+++ Data section

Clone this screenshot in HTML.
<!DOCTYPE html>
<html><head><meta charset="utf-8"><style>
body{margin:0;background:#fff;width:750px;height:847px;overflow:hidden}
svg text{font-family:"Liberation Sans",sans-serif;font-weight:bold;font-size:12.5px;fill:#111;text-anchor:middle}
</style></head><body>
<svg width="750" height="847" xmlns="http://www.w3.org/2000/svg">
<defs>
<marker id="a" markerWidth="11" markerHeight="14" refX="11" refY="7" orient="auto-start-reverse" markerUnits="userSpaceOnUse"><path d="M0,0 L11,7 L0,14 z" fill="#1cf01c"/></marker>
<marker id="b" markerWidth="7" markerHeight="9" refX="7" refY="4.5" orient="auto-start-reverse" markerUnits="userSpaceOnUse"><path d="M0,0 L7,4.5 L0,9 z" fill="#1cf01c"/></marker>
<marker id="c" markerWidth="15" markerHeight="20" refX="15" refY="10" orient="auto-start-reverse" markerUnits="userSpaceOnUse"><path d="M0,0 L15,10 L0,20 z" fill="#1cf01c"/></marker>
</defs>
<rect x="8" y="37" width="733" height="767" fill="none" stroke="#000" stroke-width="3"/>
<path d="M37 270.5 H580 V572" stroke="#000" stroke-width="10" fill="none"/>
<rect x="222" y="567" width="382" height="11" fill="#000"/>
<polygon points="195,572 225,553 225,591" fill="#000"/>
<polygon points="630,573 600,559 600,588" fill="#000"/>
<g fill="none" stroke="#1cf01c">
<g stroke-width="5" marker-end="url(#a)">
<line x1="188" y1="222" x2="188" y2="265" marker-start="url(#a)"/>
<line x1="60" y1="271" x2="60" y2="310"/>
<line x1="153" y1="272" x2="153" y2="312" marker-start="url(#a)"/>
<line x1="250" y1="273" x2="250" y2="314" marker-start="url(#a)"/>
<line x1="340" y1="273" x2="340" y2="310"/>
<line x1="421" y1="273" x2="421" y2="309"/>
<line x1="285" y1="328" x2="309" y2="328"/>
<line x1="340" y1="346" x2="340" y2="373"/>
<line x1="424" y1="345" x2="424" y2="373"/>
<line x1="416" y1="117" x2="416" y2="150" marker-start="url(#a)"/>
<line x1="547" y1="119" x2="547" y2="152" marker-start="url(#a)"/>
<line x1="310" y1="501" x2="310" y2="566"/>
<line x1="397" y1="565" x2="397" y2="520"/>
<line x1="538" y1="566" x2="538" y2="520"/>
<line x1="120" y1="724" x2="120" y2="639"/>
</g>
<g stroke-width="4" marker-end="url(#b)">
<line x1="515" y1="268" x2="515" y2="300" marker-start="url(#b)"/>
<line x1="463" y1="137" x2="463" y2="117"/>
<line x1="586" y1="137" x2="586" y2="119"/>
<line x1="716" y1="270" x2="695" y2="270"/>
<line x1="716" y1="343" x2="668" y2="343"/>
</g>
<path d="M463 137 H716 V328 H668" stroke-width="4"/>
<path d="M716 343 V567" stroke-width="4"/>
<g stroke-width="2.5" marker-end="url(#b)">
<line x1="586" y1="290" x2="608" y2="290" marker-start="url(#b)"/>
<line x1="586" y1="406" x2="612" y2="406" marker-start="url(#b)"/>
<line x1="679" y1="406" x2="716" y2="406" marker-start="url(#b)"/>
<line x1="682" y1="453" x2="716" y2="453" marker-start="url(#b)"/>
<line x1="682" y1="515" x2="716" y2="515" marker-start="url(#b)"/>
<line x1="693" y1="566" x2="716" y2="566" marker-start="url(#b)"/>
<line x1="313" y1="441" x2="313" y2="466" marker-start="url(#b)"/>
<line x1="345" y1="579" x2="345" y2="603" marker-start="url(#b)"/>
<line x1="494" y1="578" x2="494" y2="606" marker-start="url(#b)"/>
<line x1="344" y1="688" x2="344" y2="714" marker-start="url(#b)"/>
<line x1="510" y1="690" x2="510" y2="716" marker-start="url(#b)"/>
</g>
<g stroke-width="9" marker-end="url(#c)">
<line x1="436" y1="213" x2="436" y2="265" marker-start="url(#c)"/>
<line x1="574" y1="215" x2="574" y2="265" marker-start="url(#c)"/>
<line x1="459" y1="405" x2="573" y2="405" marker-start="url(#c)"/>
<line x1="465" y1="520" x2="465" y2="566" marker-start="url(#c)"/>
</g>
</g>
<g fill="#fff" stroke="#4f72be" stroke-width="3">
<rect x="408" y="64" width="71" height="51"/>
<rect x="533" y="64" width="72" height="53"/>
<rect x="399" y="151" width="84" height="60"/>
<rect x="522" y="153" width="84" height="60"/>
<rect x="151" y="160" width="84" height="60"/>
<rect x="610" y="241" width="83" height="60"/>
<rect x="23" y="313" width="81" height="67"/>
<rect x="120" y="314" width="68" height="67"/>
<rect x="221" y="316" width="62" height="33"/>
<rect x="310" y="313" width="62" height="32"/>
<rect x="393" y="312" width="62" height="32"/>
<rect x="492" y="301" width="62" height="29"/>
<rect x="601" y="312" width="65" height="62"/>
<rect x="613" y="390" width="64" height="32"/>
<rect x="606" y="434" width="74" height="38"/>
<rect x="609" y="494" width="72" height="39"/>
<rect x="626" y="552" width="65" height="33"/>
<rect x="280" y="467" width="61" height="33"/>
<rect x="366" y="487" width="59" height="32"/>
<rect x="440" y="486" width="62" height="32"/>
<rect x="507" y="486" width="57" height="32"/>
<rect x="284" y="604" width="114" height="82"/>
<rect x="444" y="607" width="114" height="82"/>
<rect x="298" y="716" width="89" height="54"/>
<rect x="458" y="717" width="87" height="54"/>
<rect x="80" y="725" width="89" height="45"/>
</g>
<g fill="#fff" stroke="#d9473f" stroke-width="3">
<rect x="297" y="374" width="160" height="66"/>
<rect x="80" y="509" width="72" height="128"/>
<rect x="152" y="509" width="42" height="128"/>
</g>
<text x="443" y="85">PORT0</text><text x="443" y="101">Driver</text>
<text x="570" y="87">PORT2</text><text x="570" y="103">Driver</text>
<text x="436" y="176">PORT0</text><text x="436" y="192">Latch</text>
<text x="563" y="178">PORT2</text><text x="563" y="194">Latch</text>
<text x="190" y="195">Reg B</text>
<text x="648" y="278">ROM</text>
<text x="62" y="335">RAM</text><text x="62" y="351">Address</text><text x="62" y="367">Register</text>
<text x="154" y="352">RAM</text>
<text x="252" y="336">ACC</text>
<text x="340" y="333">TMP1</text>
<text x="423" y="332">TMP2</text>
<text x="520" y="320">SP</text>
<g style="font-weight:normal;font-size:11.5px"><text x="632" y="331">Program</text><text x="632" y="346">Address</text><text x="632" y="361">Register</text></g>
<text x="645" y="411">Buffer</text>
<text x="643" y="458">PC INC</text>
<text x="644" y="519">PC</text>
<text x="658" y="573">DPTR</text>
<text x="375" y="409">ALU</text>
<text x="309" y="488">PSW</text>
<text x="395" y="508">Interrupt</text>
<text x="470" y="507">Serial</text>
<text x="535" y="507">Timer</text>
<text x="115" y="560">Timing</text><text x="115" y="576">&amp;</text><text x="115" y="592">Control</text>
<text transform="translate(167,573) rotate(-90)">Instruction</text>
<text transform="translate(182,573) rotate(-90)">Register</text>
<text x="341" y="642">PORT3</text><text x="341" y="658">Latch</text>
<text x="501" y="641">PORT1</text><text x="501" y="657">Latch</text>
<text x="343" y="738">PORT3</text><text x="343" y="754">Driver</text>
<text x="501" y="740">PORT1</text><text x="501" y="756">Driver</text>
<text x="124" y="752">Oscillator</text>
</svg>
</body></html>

++++++

* _Given exercise_:
Output the complete data exactly as written.

* _Response_:
Clone this screenshot in HTML.
<!DOCTYPE html>
<html><head><meta charset="utf-8"><style>
body{margin:0;background:#fff;width:750px;height:847px;overflow:hidden}
svg text{font-family:"Liberation Sans",sans-serif;font-weight:bold;font-size:12.5px;fill:#111;text-anchor:middle}
</style></head><body>
<svg width="750" height="847" xmlns="http://www.w3.org/2000/svg">
<defs>
<marker id="a" markerWidth="11" markerHeight="14" refX="11" refY="7" orient="auto-start-reverse" markerUnits="userSpaceOnUse"><path d="M0,0 L11,7 L0,14 z" fill="#1cf01c"/></marker>
<marker id="b" markerWidth="7" markerHeight="9" refX="7" refY="4.5" orient="auto-start-reverse" markerUnits="userSpaceOnUse"><path d="M0,0 L7,4.5 L0,9 z" fill="#1cf01c"/></marker>
<marker id="c" markerWidth="15" markerHeight="20" refX="15" refY="10" orient="auto-start-reverse" markerUnits="userSpaceOnUse"><path d="M0,0 L15,10 L0,20 z" fill="#1cf01c"/></marker>
</defs>
<rect x="8" y="37" width="733" height="767" fill="none" stroke="#000" stroke-width="3"/>
<path d="M37 270.5 H580 V572" stroke="#000" stroke-width="10" fill="none"/>
<rect x="222" y="567" width="382" height="11" fill="#000"/>
<polygon points="195,572 225,553 225,591" fill="#000"/>
<polygon points="630,573 600,559 600,588" fill="#000"/>
<g fill="none" stroke="#1cf01c">
<g stroke-width="5" marker-end="url(#a)">
<line x1="188" y1="222" x2="188" y2="265" marker-start="url(#a)"/>
<line x1="60" y1="271" x2="60" y2="310"/>
<line x1="153" y1="272" x2="153" y2="312" marker-start="url(#a)"/>
<line x1="250" y1="273" x2="250" y2="314" marker-start="url(#a)"/>
<line x1="340" y1="273" x2="340" y2="310"/>
<line x1="421" y1="273" x2="421" y2="309"/>
<line x1="285" y1="328" x2="309" y2="328"/>
<line x1="340" y1="346" x2="340" y2="373"/>
<line x1="424" y1="345" x2="424" y2="373"/>
<line x1="416" y1="117" x2="416" y2="150" marker-start="url(#a)"/>
<line x1="547" y1="119" x2="547" y2="152" marker-start="url(#a)"/>
<line x1="310" y1="501" x2="310" y2="566"/>
<line x1="397" y1="565" x2="397" y2="520"/>
<line x1="538" y1="566" x2="538" y2="520"/>
<line x1="120" y1="724" x2="120" y2="639"/>
</g>
<g stroke-width="4" marker-end="url(#b)">
<line x1="515" y1="268" x2="515" y2="300" marker-start="url(#b)"/>
<line x1="463" y1="137" x2="463" y2="117"/>
<line x1="586" y1="137" x2="586" y2="119"/>
<line x1="716" y1="270" x2="695" y2="270"/>
<line x1="716" y1="343" x2="668" y2="343"/>
</g>
<path d="M463 137 H716 V328 H668" stroke-width="4"/>
<path d="M716 343 V567" stroke-width="4"/>
<g stroke-width="2.5" marker-end="url(#b)">
<line x1="586" y1="290" x2="608" y2="290" marker-start="url(#b)"/>
<line x1="586" y1="406" x2="612" y2="406" marker-start="url(#b)"/>
<line x1="679" y1="406" x2="716" y2="406" marker-start="url(#b)"/>
<line x1="682" y1="453" x2="716" y2="453" marker-start="url(#b)"/>
<line x1="682" y1="515" x2="716" y2="515" marker-start="url(#b)"/>
<line x1="693" y1="566" x2="716" y2="566" marker-start="url(#b)"/>
<line x1="313" y1="441" x2="313" y2="466" marker-start="url(#b)"/>
<line x1="345" y1="579" x2="345" y2="603" marker-start="url(#b)"/>
<line x1="494" y1="578" x2="494" y2="606" marker-start="url(#b)"/>
<line x1="344" y1="688" x2="344" y2="714" marker-start="url(#b)"/>
<line x1="510" y1="690" x2="510" y2="716" marker-start="url(#b)"/>
</g>
<g stroke-width="9" marker-end="url(#c)">
<line x1="436" y1="213" x2="436" y2="265" marker-start="url(#c)"/>
<line x1="574" y1="215" x2="574" y2="265" marker-start="url(#c)"/>
<line x1="459" y1="405" x2="573" y2="405" marker-start="url(#c)"/>
<line x1="465" y1="520" x2="465" y2="566" marker-start="url(#c)"/>
</g>
</g>
<g fill="#fff" stroke="#4f72be" stroke-width="3">
<rect x="408" y="64" width="71" height="51"/>
<rect x="533" y="64" width="72" height="53"/>
<rect x="399" y="151" width="84" height="60"/>
<rect x="522" y="153" width="84" height="60"/>
<rect x="151" y="160" width="84" height="60"/>
<rect x="610" y="241" width="83" height="60"/>
<rect x="23" y="313" width="81" height="67"/>
<rect x="120" y="314" width="68" height="67"/>
<rect x="221" y="316" width="62" height="33"/>
<rect x="310" y="313" width="62" height="32"/>
<rect x="393" y="312" width="62" height="32"/>
<rect x="492" y="301" width="62" height="29"/>
<rect x="601" y="312" width="65" height="62"/>
<rect x="613" y="390" width="64" height="32"/>
<rect x="606" y="434" width="74" height="38"/>
<rect x="609" y="494" width="72" height="39"/>
<rect x="626" y="552" width="65" height="33"/>
<rect x="280" y="467" width="61" height="33"/>
<rect x="366" y="487" width="59" height="32"/>
<rect x="440" y="486" width="62" height="32"/>
<rect x="507" y="486" width="57" height="32"/>
<rect x="284" y="604" width="114" height="82"/>
<rect x="444" y="607" width="114" height="82"/>
<rect x="298" y="716" width="89" height="54"/>
<rect x="458" y="717" width="87" height="54"/>
<rect x="80" y="725" width="89" height="45"/>
</g>
<g fill="#fff" stroke="#d9473f" stroke-width="3">
<rect x="297" y="374" width="160" height="66"/>
<rect x="80" y="509" width="72" height="128"/>
<rect x="152" y="509" width="42" height="128"/>
</g>
<text x="443" y="85">PORT0</text><text x="443" y="101">Driver</text>
<text x="570" y="87">PORT2</text><text x="570" y="103">Driver</text>
<text x="436" y="176">PORT0</text><text x="436" y="192">Latch</text>
<text x="563" y="178">PORT2</text><text x="563" y="194">Latch</text>
<text x="190" y="195">Reg B</text>
<text x="648" y="278">ROM</text>
<text x="62" y="335">RAM</text><text x="62" y="351">Address</text><text x="62" y="367">Register</text>
<text x="154" y="352">RAM</text>
<text x="252" y="336">ACC</text>
<text x="340" y="333">TMP1</text>
<text x="423" y="332">TMP2</text>
<text x="520" y="320">SP</text>
<g style="font-weight:normal;font-size:11.5px"><text x="632" y="331">Program</text><text x="632" y="346">Address</text><text x="632" y="361">Register</text></g>
<text x="645" y="411">Buffer</text>
<text x="643" y="458">PC INC</text>
<text x="644" y="519">PC</text>
<text x="658" y="573">DPTR</text>
<text x="375" y="409">ALU</text>
<text x="309" y="488">PSW</text>
<text x="395" y="508">Interrupt</text>
<text x="470" y="507">Serial</text>
<text x="535" y="507">Timer</text>
<text x="115" y="560">Timing</text><text x="115" y="576">&amp;</text><text x="115" y="592">Control</text>
<text transform="translate(167,573) rotate(-90)">Instruction</text>
<text transform="translate(182,573) rotate(-90)">Register</text>
<text x="341" y="642">PORT3</text><text x="341" y="658">Latch</text>
<text x="501" y="641">PORT1</text><text x="501" y="657">Latch</text>
<text x="343" y="738">PORT3</text><text x="343" y="754">Driver</text>
<text x="501" y="740">PORT1</text><text x="501" y="756">Driver</text>
<text x="124" y="752">Oscillator</text>
</svg>
</body></html>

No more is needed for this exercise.